Would it be expensive? Possibly. But it’s also worth noting that opponents of environmental regulations always make this argument, and it almost always turns out to be wrong. For example, prior to the phaseout of chlorofluorocarbons, which deplete the ozone layer, opponents proffered all forms of apocalyptic predictions about the consequences. In the end, the phaseout was essentially unnoticeable.

President Bush’s wait-and-see policy on global warming is a titanic roll of the dice. He’s betting that future climate change will be modest, and that if it’s not, we’ll have enough time to reduce emissions enough to head off the impacts.

Make no mistake, he might be right. Katrina, however, showed us what happens when policymakers are wrong. Sometimes it’s better to spend money to head off an uncertain risk than to wait for the risk to materialize. Worst-case scenarios sometimes do come true.

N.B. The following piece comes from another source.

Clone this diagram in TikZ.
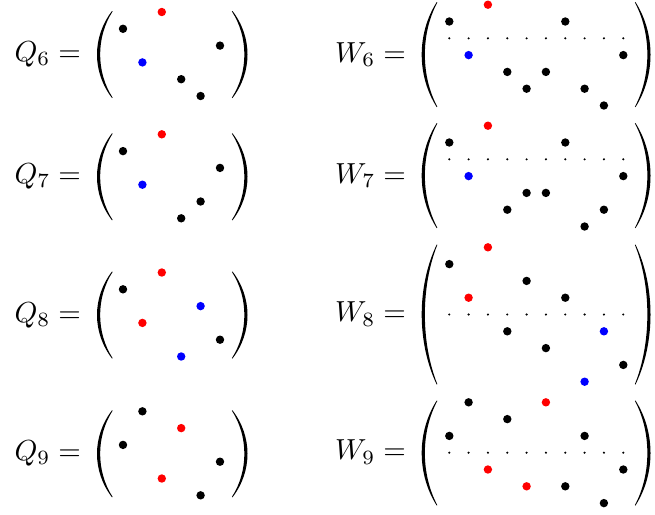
\documentclass[tikz,border=0pt]{standalone}
\usepackage{tikz}
\usetikzlibrary{positioning}

\begin{document}
\begin{tikzpicture}[x=0.345pt, y=-0.345pt,
  lbl/.style={anchor=base east, inner sep=0pt},
  par/.style={fill=black},
  bdot/.style={fill=black}, rdot/.style={fill=red}, udot/.style={fill=blue},
  sdot/.style={fill=black}]
\useasboundingbox (0,0) rectangle (655,514);
\node (q6) at (81.600000,61.250000) [lbl] {$Q_6 =$};
\node (q7) at (81.600000,183.550000) [lbl] {$Q_7 =$};
\node (q8) at (81.600000,322.050000) [lbl] {$Q_8 =$};
\node (q9) at (81.600000,460.550000) [lbl] {$Q_9 =$};
\node (w6) at (406.600000,62.350000) [lbl] {$W_6 =$};
\node (w7) at (406.600000,183.350000) [lbl] {$W_7 =$};
\node (w8) at (406.600000,321.750000) [lbl] {$W_8 =$};
\node (w9) at (406.600000,459.950000) [lbl] {$W_9 =$};
\fill [par] (112.000000,11.000000) .. controls (92.000000,37.100000) and (92.000000,71.900000) .. (112.000000,98.000000) -- (112.600000,97.600000) .. controls (96.000000,71.900000) and (96.000000,37.100000) .. (112.600000,11.400000) -- cycle;
\fill [par] (232.500000,11.000000) .. controls (252.500000,37.100000) and (252.500000,71.900000) .. (232.500000,98.000000) -- (231.900000,97.600000) .. controls (248.500000,71.900000) and (248.500000,37.100000) .. (231.900000,11.400000) -- cycle;
\fill [par] (112.000000,133.300000) .. controls (92.000000,159.400000) and (92.000000,194.200000) .. (112.000000,220.300000) -- (112.600000,219.900000) .. controls (96.000000,194.200000) and (96.000000,159.400000) .. (112.600000,133.700000) -- cycle;
\fill [par] (232.500000,133.300000) .. controls (252.500000,159.400000) and (252.500000,194.200000) .. (232.500000,220.300000) -- (231.900000,219.900000) .. controls (248.500000,194.200000) and (248.500000,159.400000) .. (231.900000,133.700000) -- cycle;
\fill [par] (112.000000,271.500000) .. controls (92.000000,297.600000) and (92.000000,332.400000) .. (112.000000,358.500000) -- (112.600000,358.100000) .. controls (96.000000,332.400000) and (96.000000,297.600000) .. (112.600000,271.900000) -- cycle;
\fill [par] (232.500000,271.500000) .. controls (252.500000,297.600000) and (252.500000,332.400000) .. (232.500000,358.500000) -- (231.900000,358.100000) .. controls (248.500000,332.400000) and (248.500000,297.600000) .. (231.900000,271.900000) -- cycle;
\fill [par] (112.000000,410.300000) .. controls (92.000000,436.400000) and (92.000000,471.200000) .. (112.000000,497.300000) -- (112.600000,496.900000) .. controls (96.000000,471.200000) and (96.000000,436.400000) .. (112.600000,410.700000) -- cycle;
\fill [par] (232.500000,410.300000) .. controls (252.500000,436.400000) and (252.500000,471.200000) .. (232.500000,497.300000) -- (231.900000,496.900000) .. controls (248.500000,471.200000) and (248.500000,436.400000) .. (231.900000,410.700000) -- cycle;
\fill [par] (436.700000,2.100000) .. controls (416.700000,33.600000) and (416.700000,75.600000) .. (436.700000,107.100000) -- (437.300000,106.700000) .. controls (420.700000,75.600000) and (420.700000,33.600000) .. (437.300000,2.500000) -- cycle;
\fill [par] (635.500000,2.100000) .. controls (655.500000,33.600000) and (655.500000,75.600000) .. (635.500000,107.100000) -- (634.900000,106.700000) .. controls (651.500000,75.600000) and (651.500000,33.600000) .. (634.900000,2.500000) -- cycle;
\fill [par] (436.700000,123.100000) .. controls (416.700000,154.600000) and (416.700000,196.600000) .. (436.700000,228.100000) -- (437.300000,227.700000) .. controls (420.700000,196.600000) and (420.700000,154.600000) .. (437.300000,123.500000) -- cycle;
\fill [par] (635.500000,123.100000) .. controls (655.500000,154.600000) and (655.500000,196.600000) .. (635.500000,228.100000) -- (634.900000,227.700000) .. controls (651.500000,196.600000) and (651.500000,154.600000) .. (634.900000,123.500000) -- cycle;
\fill [par] (436.700000,244.500000) .. controls (416.700000,286.500000) and (416.700000,342.500000) .. (436.700000,384.500000) -- (437.300000,384.100000) .. controls (420.700000,342.500000) and (420.700000,286.500000) .. (437.300000,244.900000) -- cycle;
\fill [par] (635.500000,244.500000) .. controls (655.500000,286.500000) and (655.500000,342.500000) .. (635.500000,384.500000) -- (634.900000,384.100000) .. controls (651.500000,342.500000) and (651.500000,286.500000) .. (634.900000,244.900000) -- cycle;
\fill [par] (436.700000,400.500000) .. controls (416.700000,432.000000) and (416.700000,474.000000) .. (436.700000,505.500000) -- (437.300000,505.100000) .. controls (420.700000,474.000000) and (420.700000,432.000000) .. (437.300000,400.900000) -- cycle;
\fill [par] (635.500000,400.500000) .. controls (655.500000,432.000000) and (655.500000,474.000000) .. (635.500000,505.500000) -- (634.900000,505.100000) .. controls (651.500000,474.000000) and (651.500000,432.000000) .. (634.900000,400.900000) -- cycle;
\path [rdot] (161.800000,12.000000) circle (1.450000pt);
\path [bdot] (123.000000,28.800000) circle (1.450000pt);
\path [bdot] (220.000000,45.600000) circle (1.450000pt);
\path [udot] (142.400000,62.400000) circle (1.450000pt);
\path [bdot] (181.200000,79.200000) circle (1.450000pt);
\path [bdot] (200.600000,96.000000) circle (1.450000pt);
\path [rdot] (161.800000,134.300000) circle (1.450000pt);
\path [bdot] (123.000000,151.100000) circle (1.450000pt);
\path [bdot] (220.000000,167.900000) circle (1.450000pt);
\path [udot] (142.400000,184.700000) circle (1.450000pt);
\path [bdot] (200.600000,201.500000) circle (1.450000pt);
\path [bdot] (181.200000,218.300000) circle (1.450000pt);
\path [rdot] (161.800000,272.500000) circle (1.450000pt);
\path [bdot] (123.000000,289.300000) circle (1.450000pt);
\path [udot] (200.600000,306.100000) circle (1.450000pt);
\path [rdot] (142.400000,322.900000) circle (1.450000pt);
\path [bdot] (220.000000,339.700000) circle (1.450000pt);
\path [udot] (181.200000,356.500000) circle (1.450000pt);
\path [bdot] (142.400000,411.300000) circle (1.450000pt);
\path [rdot] (181.200000,428.100000) circle (1.450000pt);
\path [bdot] (123.000000,444.900000) circle (1.450000pt);
\path [bdot] (220.000000,461.700000) circle (1.450000pt);
\path [rdot] (161.800000,478.500000) circle (1.450000pt);
\path [bdot] (200.600000,495.300000) circle (1.450000pt);
\path [rdot] (487.900000,4.700000) circle (1.450000pt);
\path [bdot] (449.300000,21.500000) circle (1.450000pt);
\path [bdot] (565.300000,21.500000) circle (1.450000pt);
\path [sdot] (449.300000,38.300000) circle (0.400000pt);
\path [sdot] (468.600000,38.300000) circle (0.400000pt);
\path [sdot] (487.900000,38.300000) circle (0.400000pt);
\path [sdot] (507.300000,38.300000) circle (0.400000pt);
\path [sdot] (526.600000,38.300000) circle (0.400000pt);
\path [sdot] (545.900000,38.300000) circle (0.400000pt);
\path [sdot] (565.300000,38.300000) circle (0.400000pt);
\path [sdot] (584.600000,38.300000) circle (0.400000pt);
\path [sdot] (603.900000,38.300000) circle (0.400000pt);
\path [sdot] (623.300000,38.300000) circle (0.400000pt);
\path [udot] (468.600000,55.100000) circle (1.450000pt);
\path [bdot] (623.300000,55.100000) circle (1.450000pt);
\path [bdot] (507.300000,71.900000) circle (1.450000pt);
\path [bdot] (545.900000,71.900000) circle (1.450000pt);
\path [bdot] (526.600000,88.700000) circle (1.450000pt);
\path [bdot] (584.600000,88.700000) circle (1.450000pt);
\path [bdot] (603.900000,105.500000) circle (1.450000pt);
\path [rdot] (487.900000,125.700000) circle (1.450000pt);
\path [bdot] (449.300000,142.500000) circle (1.450000pt);
\path [bdot] (565.300000,142.500000) circle (1.450000pt);
\path [sdot] (449.300000,159.300000) circle (0.400000pt);
\path [sdot] (468.600000,159.300000) circle (0.400000pt);
\path [sdot] (487.900000,159.300000) circle (0.400000pt);
\path [sdot] (507.300000,159.300000) circle (0.400000pt);
\path [sdot] (526.600000,159.300000) circle (0.400000pt);
\path [sdot] (545.900000,159.300000) circle (0.400000pt);
\path [sdot] (565.300000,159.300000) circle (0.400000pt);
\path [sdot] (584.600000,159.300000) circle (0.400000pt);
\path [sdot] (603.900000,159.300000) circle (0.400000pt);
\path [sdot] (623.300000,159.300000) circle (0.400000pt);
\path [udot] (468.600000,176.100000) circle (1.450000pt);
\path [bdot] (623.300000,176.100000) circle (1.450000pt);
\path [bdot] (526.600000,192.900000) circle (1.450000pt);
\path [bdot] (545.900000,192.900000) circle (1.450000pt);
\path [bdot] (507.300000,209.700000) circle (1.450000pt);
\path [bdot] (603.900000,209.700000) circle (1.450000pt);
\path [bdot] (584.600000,226.500000) circle (1.450000pt);
\path [rdot] (487.900000,247.300000) circle (1.450000pt);
\path [bdot] (449.300000,264.100000) circle (1.450000pt);
\path [bdot] (526.600000,280.900000) circle (1.450000pt);
\path [rdot] (468.600000,297.700000) circle (1.450000pt);
\path [bdot] (565.300000,297.700000) circle (1.450000pt);
\path [sdot] (449.300000,314.500000) circle (0.400000pt);
\path [sdot] (468.600000,314.500000) circle (0.400000pt);
\path [sdot] (487.900000,314.500000) circle (0.400000pt);
\path [sdot] (507.300000,314.500000) circle (0.400000pt);
\path [sdot] (526.600000,314.500000) circle (0.400000pt);
\path [sdot] (545.900000,314.500000) circle (0.400000pt);
\path [sdot] (565.300000,314.500000) circle (0.400000pt);
\path [sdot] (584.600000,314.500000) circle (0.400000pt);
\path [sdot] (603.900000,314.500000) circle (0.400000pt);
\path [sdot] (623.300000,314.500000) circle (0.400000pt);
\path [bdot] (507.300000,331.300000) circle (1.450000pt);
\path [udot] (603.900000,331.300000) circle (1.450000pt);
\path [bdot] (545.900000,348.100000) circle (1.450000pt);
\path [bdot] (623.300000,364.900000) circle (1.450000pt);
\path [udot] (584.600000,381.700000) circle (1.450000pt);
\path [bdot] (468.600000,402.300000) circle (1.450000pt);
\path [rdot] (545.900000,402.300000) circle (1.450000pt);
\path [bdot] (507.300000,419.100000) circle (1.450000pt);
\path [bdot] (449.300000,435.900000) circle (1.450000pt);
\path [bdot] (584.600000,435.900000) circle (1.450000pt);
\path [sdot] (449.300000,452.700000) circle (0.400000pt);
\path [sdot] (468.600000,452.700000) circle (0.400000pt);
\path [sdot] (487.900000,452.700000) circle (0.400000pt);
\path [sdot] (507.300000,452.700000) circle (0.400000pt);
\path [sdot] (526.600000,452.700000) circle (0.400000pt);
\path [sdot] (545.900000,452.700000) circle (0.400000pt);
\path [sdot] (565.300000,452.700000) circle (0.400000pt);
\path [sdot] (584.600000,452.700000) circle (0.400000pt);
\path [sdot] (603.900000,452.700000) circle (0.400000pt);
\path [sdot] (623.300000,452.700000) circle (0.400000pt);
\path [rdot] (487.900000,469.500000) circle (1.450000pt);
\path [bdot] (623.300000,469.500000) circle (1.450000pt);
\path [rdot] (526.600000,486.300000) circle (1.450000pt);
\path [bdot] (565.300000,486.300000) circle (1.450000pt);
\path [bdot] (603.900000,503.100000) circle (1.450000pt);
\end{tikzpicture}
\end{document}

For global climate change, wait and see is particularly risky. The cheapest way to reduce greenhouse gas emissions is to start soon and do it slowly over the coming century. If we wait a few decades and then begin a crash course to reduce greenhouse gas emissions rapidly, the cost will be vastly greater and our ability to head off global warming will be reduced. Reducing emissions of greenhouse gases right now might be expensive, but delaying might be much more expensive.